Each line of the material must be repeated precisely, with the pictures left out.

>>>>

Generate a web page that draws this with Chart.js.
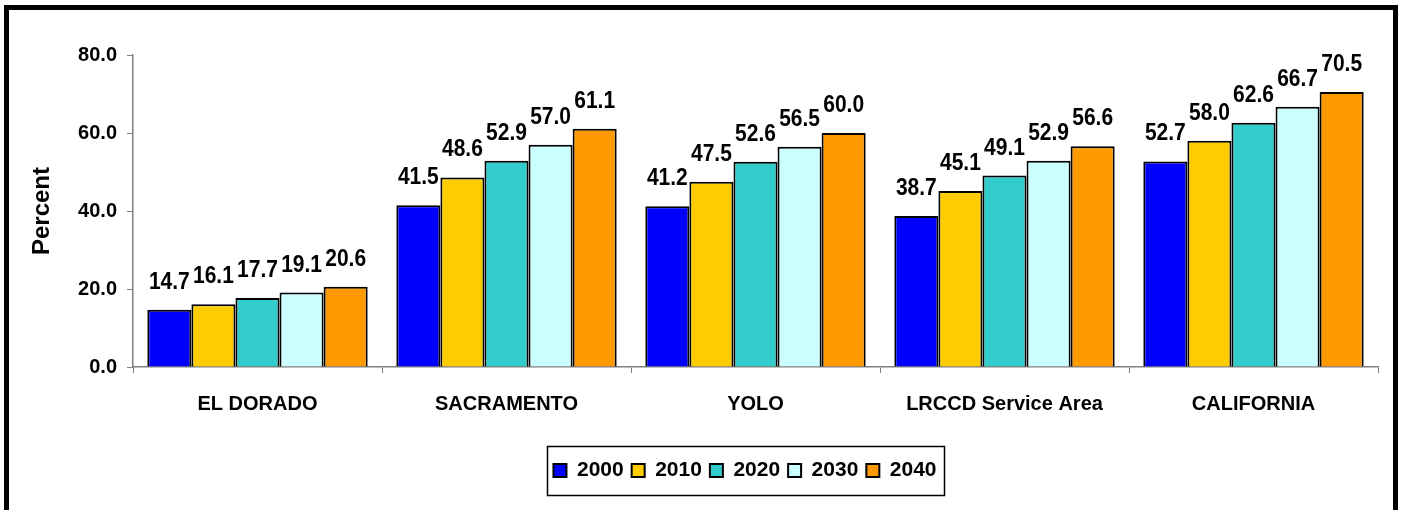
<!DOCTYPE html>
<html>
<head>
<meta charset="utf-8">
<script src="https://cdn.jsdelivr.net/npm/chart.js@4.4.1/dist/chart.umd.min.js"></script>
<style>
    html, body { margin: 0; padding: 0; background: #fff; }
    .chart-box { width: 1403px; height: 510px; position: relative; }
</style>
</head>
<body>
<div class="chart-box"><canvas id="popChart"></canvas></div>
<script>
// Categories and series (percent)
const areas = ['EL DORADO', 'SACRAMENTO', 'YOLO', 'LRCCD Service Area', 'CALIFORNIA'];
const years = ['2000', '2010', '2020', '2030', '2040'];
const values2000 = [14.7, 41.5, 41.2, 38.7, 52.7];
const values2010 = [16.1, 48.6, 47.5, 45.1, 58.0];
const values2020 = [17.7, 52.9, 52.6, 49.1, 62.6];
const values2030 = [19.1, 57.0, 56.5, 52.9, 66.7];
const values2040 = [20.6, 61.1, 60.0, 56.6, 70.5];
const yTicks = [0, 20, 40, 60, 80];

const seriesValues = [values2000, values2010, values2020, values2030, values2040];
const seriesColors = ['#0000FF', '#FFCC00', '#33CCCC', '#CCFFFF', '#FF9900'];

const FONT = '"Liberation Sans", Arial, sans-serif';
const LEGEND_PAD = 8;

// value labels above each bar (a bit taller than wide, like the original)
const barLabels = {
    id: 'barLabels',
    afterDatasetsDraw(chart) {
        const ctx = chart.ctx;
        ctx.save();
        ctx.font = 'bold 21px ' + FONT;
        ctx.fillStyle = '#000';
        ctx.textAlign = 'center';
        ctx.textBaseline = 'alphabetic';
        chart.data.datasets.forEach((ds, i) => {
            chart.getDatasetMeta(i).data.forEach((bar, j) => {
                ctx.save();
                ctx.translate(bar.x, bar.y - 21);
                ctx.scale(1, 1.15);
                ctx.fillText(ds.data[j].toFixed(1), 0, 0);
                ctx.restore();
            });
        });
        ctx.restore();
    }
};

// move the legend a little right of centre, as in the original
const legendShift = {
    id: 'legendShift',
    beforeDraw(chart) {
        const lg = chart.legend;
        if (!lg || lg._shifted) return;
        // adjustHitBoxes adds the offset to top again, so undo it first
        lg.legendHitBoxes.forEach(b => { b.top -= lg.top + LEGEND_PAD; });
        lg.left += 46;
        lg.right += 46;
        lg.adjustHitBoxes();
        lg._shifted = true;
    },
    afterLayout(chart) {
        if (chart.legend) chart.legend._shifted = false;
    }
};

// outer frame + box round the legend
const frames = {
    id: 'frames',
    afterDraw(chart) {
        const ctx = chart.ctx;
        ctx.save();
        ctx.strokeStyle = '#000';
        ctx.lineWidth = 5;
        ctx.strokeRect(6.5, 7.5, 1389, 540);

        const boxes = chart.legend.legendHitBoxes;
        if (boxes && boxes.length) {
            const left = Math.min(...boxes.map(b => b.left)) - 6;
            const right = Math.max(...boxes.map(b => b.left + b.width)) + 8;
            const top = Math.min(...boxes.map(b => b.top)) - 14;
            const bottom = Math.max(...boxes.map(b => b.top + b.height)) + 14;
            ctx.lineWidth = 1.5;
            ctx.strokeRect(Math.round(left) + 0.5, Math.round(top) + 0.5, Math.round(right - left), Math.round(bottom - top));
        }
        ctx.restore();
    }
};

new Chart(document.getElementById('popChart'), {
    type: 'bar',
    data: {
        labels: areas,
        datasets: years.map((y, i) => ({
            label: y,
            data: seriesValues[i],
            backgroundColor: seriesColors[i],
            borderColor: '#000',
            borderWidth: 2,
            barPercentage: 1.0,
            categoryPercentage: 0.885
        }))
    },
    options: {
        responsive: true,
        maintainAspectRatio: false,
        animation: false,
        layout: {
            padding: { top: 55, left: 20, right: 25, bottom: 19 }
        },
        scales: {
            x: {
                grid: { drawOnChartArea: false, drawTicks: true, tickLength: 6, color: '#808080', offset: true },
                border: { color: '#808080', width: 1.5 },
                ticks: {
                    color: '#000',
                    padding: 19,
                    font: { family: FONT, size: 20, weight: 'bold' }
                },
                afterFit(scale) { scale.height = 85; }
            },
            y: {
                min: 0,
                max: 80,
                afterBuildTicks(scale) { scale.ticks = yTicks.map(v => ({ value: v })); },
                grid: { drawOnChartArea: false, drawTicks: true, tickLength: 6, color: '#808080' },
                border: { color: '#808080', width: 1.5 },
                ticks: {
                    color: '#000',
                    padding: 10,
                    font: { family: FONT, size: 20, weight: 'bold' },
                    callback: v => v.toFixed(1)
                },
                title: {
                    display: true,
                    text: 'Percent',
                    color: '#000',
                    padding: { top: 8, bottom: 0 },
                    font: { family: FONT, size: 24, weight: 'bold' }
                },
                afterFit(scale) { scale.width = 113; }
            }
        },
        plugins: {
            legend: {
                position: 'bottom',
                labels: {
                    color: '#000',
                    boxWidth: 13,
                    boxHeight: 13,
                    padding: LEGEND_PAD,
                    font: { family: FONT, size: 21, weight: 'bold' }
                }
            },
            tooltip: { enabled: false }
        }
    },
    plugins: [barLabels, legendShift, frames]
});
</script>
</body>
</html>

<<<<

#### [Solution for this task]
Generate a web page that draws this with Chart.js.
<!DOCTYPE html>
<html>
<head>
<meta charset="utf-8">
<script src="https://cdn.jsdelivr.net/npm/chart.js@4.4.1/dist/chart.umd.min.js"></script>
<style>
    html, body { margin: 0; padding: 0; background: #fff; }
    .chart-box { width: 1403px; height: 510px; position: relative; }
</style>
</head>
<body>
<div class="chart-box"><canvas id="popChart"></canvas></div>
<script>
// Categories and series (percent)
const areas = ['EL DORADO', 'SACRAMENTO', 'YOLO', 'LRCCD Service Area', 'CALIFORNIA'];
const years = ['2000', '2010', '2020', '2030', '2040'];
const values2000 = [14.7, 41.5, 41.2, 38.7, 52.7];
const values2010 = [16.1, 48.6, 47.5, 45.1, 58.0];
const values2020 = [17.7, 52.9, 52.6, 49.1, 62.6];
const values2030 = [19.1, 57.0, 56.5, 52.9, 66.7];
const values2040 = [20.6, 61.1, 60.0, 56.6, 70.5];
const yTicks = [0, 20, 40, 60, 80];

const seriesValues = [values2000, values2010, values2020, values2030, values2040];
const seriesColors = ['#0000FF', '#FFCC00', '#33CCCC', '#CCFFFF', '#FF9900'];

const FONT = '"Liberation Sans", Arial, sans-serif';
const LEGEND_PAD = 8;

// value labels above each bar (a bit taller than wide, like the original)
const barLabels = {
    id: 'barLabels',
    afterDatasetsDraw(chart) {
        const ctx = chart.ctx;
        ctx.save();
        ctx.font = 'bold 21px ' + FONT;
        ctx.fillStyle = '#000';
        ctx.textAlign = 'center';
        ctx.textBaseline = 'alphabetic';
        chart.data.datasets.forEach((ds, i) => {
            chart.getDatasetMeta(i).data.forEach((bar, j) => {
                ctx.save();
                ctx.translate(bar.x, bar.y - 21);
                ctx.scale(1, 1.15);
                ctx.fillText(ds.data[j].toFixed(1), 0, 0);
                ctx.restore();
            });
        });
        ctx.restore();
    }
};

// move the legend a little right of centre, as in the original
const legendShift = {
    id: 'legendShift',
    beforeDraw(chart) {
        const lg = chart.legend;
        if (!lg || lg._shifted) return;
        // adjustHitBoxes adds the offset to top again, so undo it first
        lg.legendHitBoxes.forEach(b => { b.top -= lg.top + LEGEND_PAD; });
        lg.left += 46;
        lg.right += 46;
        lg.adjustHitBoxes();
        lg._shifted = true;
    },
    afterLayout(chart) {
        if (chart.legend) chart.legend._shifted = false;
    }
};

// outer frame + box round the legend
const frames = {
    id: 'frames',
    afterDraw(chart) {
        const ctx = chart.ctx;
        ctx.save();
        ctx.strokeStyle = '#000';
        ctx.lineWidth = 5;
        ctx.strokeRect(6.5, 7.5, 1389, 540);

        const boxes = chart.legend.legendHitBoxes;
        if (boxes && boxes.length) {
            const left = Math.min(...boxes.map(b => b.left)) - 6;
            const right = Math.max(...boxes.map(b => b.left + b.width)) + 8;
            const top = Math.min(...boxes.map(b => b.top)) - 14;
            const bottom = Math.max(...boxes.map(b => b.top + b.height)) + 14;
            ctx.lineWidth = 1.5;
            ctx.strokeRect(Math.round(left) + 0.5, Math.round(top) + 0.5, Math.round(right - left), Math.round(bottom - top));
        }
        ctx.restore();
    }
};

new Chart(document.getElementById('popChart'), {
    type: 'bar',
    data: {
        labels: areas,
        datasets: years.map((y, i) => ({
            label: y,
            data: seriesValues[i],
            backgroundColor: seriesColors[i],
            borderColor: '#000',
            borderWidth: 2,
            barPercentage: 1.0,
            categoryPercentage: 0.885
        }))
    },
    options: {
        responsive: true,
        maintainAspectRatio: false,
        animation: false,
        layout: {
            padding: { top: 55, left: 20, right: 25, bottom: 19 }
        },
        scales: {
            x: {
                grid: { drawOnChartArea: false, drawTicks: true, tickLength: 6, color: '#808080', offset: true },
                border: { color: '#808080', width: 1.5 },
                ticks: {
                    color: '#000',
                    padding: 19,
                    font: { family: FONT, size: 20, weight: 'bold' }
                },
                afterFit(scale) { scale.height = 85; }
            },
            y: {
                min: 0,
                max: 80,
                afterBuildTicks(scale) { scale.ticks = yTicks.map(v => ({ value: v })); },
                grid: { drawOnChartArea: false, drawTicks: true, tickLength: 6, color: '#808080' },
                border: { color: '#808080', width: 1.5 },
                ticks: {
                    color: '#000',
                    padding: 10,
                    font: { family: FONT, size: 20, weight: 'bold' },
                    callback: v => v.toFixed(1)
                },
                title: {
                    display: true,
                    text: 'Percent',
                    color: '#000',
                    padding: { top: 8, bottom: 0 },
                    font: { family: FONT, size: 24, weight: 'bold' }
                },
                afterFit(scale) { scale.width = 113; }
            }
        },
        plugins: {
            legend: {
                position: 'bottom',
                labels: {
                    color: '#000',
                    boxWidth: 13,
                    boxHeight: 13,
                    padding: LEGEND_PAD,
                    font: { family: FONT, size: 21, weight: 'bold' }
                }
            },
            tooltip: { enabled: false }
        }
    },
    plugins: [barLabels, legendShift, frames]
});
</script>
</body>
</html>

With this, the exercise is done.